There are, however, several issues with the use of third-party panels to investigate potential improprieties. For instance, it is the practice in Japan for the members of such a panel to accept the scope of the investigation as defined by the company board of directors. This means that the board can pressure the panel to stay clear of sensitive areas of the business. In addition, members of the panel are not directors of the company and so do not have a fiduciary duty to shareholders. (Company directors do have such a duty, which requires them to work to advance the interests of the company, keep corporate information confidential, not use their position to further their private interests, and inform themselves of all material reasonably available before making business decisions.) Furthermore, the panel members have no power to force managers to handover documents.

Toshiba is a 140-year-old company and one of Japan’s best-known brands. The magnitude of the scandal at the company caused Japan’s Finance Minister, Taro Aso, to comment that the irregularities were “woefully regrettable” and had dealt a blow to the country’s efforts to regain the confidence of global investors. Also noted that if Japanese companies failed to implement appropriate corporate governance, they could lose the market’s trust.

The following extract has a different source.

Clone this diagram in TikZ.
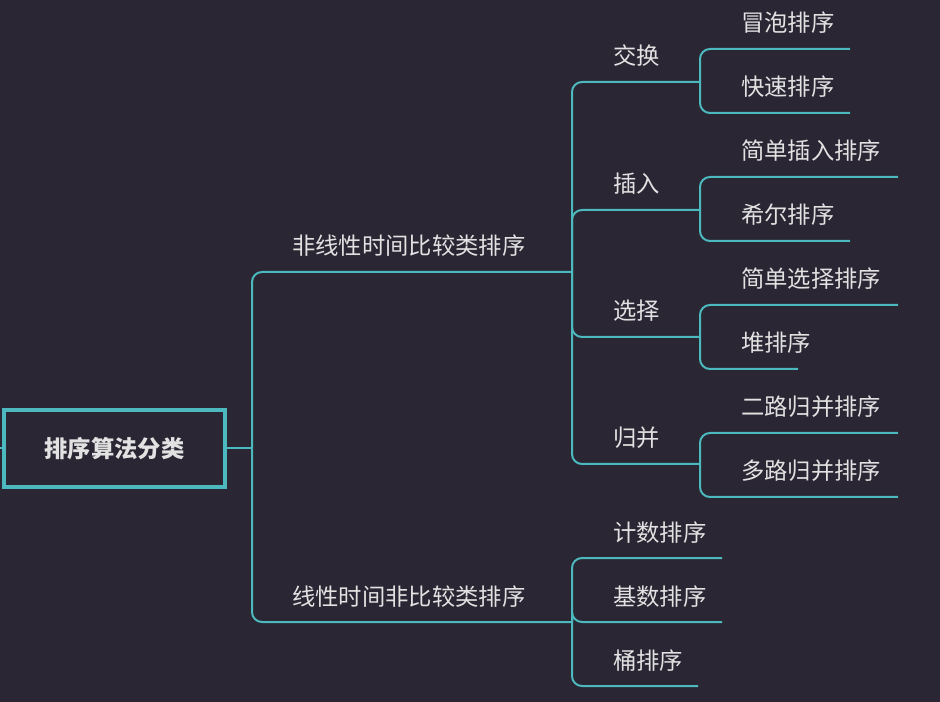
\documentclass[tikz,border=0pt]{standalone}
\usepackage{fontspec}
\setmainfont{Noto Sans CJK SC}
\usepackage{tikz}
\definecolor{bgdark}{HTML}{2A2633}
\definecolor{linkteal}{HTML}{4CB9BE}
\definecolor{txtgray}{HTML}{E2E2E2}
\tikzset{
  link/.style={linkteal, line width=1.5pt, rounded corners=7.5pt},
  lbl/.style={anchor=west, inner sep=0pt, text=txtgray, font=\fontsize{17.5}{20}\selectfont},
  rootbox/.style={draw=linkteal, line width=3pt, minimum width=166pt, minimum height=58pt,
    text=txtgray, font=\fontsize{17.5}{20}\selectfont\bfseries}
}
\begin{document}
\begin{tikzpicture}[x=0.75pt,y=-0.75pt]
\useasboundingbox[fill=bgdark] (0,0) rectangle (940,702);

% root
\node[rootbox] (root) at (114.5,448.5) {排序算法分类};
\coordinate (rin) at (0,448.5);
\draw[link] (rin) -- (root.west);
\coordinate (jroot) at (252,448.5);
\draw[link] (root.east) -- (jroot);

% first level
\coordinate (jnon) at (572,272);
\coordinate (jlin) at (572,622);
\draw[link] (jroot) |- (jnon);
\draw[link] (jroot) |- (jlin);
\node[lbl] (non) at (292,246) {非线性时间比较类排序};
\node[lbl] (lin) at (292,597) {线性时间非比较类排序};

% second level
\foreach \nm/\y/\t in {swap/82/交换, ins/210/插入, sel/337/选择, mrg/464/归并} {
  \coordinate (j\nm) at (700,\y);
  \draw[link] (jnon) |- (j\nm);
  \node[lbl] (\nm) at (613,\y-26) {\t};
}

% third level
\foreach \p/\y/\ex/\t in {swap/49/850/冒泡排序, swap/113/850/快速排序,
    ins/177/898/简单插入排序, ins/241/850/希尔排序,
    sel/305/898/简单选择排序, sel/369/798/堆排序,
    mrg/433/898/二路归并排序, mrg/497/898/多路归并排序} {
  \coordinate (e\y) at (\ex,\y);
  \draw[link] (j\p) |- (e\y);
  \node[lbl] (t\y) at (741,\y-26) {\t};
}

% linear leaves
\foreach \y/\ex/\t in {558/722/计数排序, 622/722/基数排序, 686/698/桶排序} {
  \coordinate (e\y) at (\ex,\y);
  \draw[link] (jlin) |- (e\y);
  \node[lbl] (t\y) at (613,\y-25) {\t};
}
\end{tikzpicture}
\end{document}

Critical Thinking Questions

1. Observers have commented that a scandal of this magnitude, occurring over such a long period of time, must involve collaboration among a large number of managers—reaching from the lowest level to the highest level of an organization. Should investigation of the scandal at Toshiba continue until all involved parties are outed and punished? What are the pros and cons of such an action?

2. Do you think that the practice of appointing outside panels to perform investigations should continue, or can you develop a better solution to enforce corporate compliance with laws and generally accepted accounting principles?

3. Japan is generally considered to be struggling in areas such as transparency and board independence compared to the global standard. What measures do you think should be considered at the national level to improve transparency and gain the trust of foreign investors?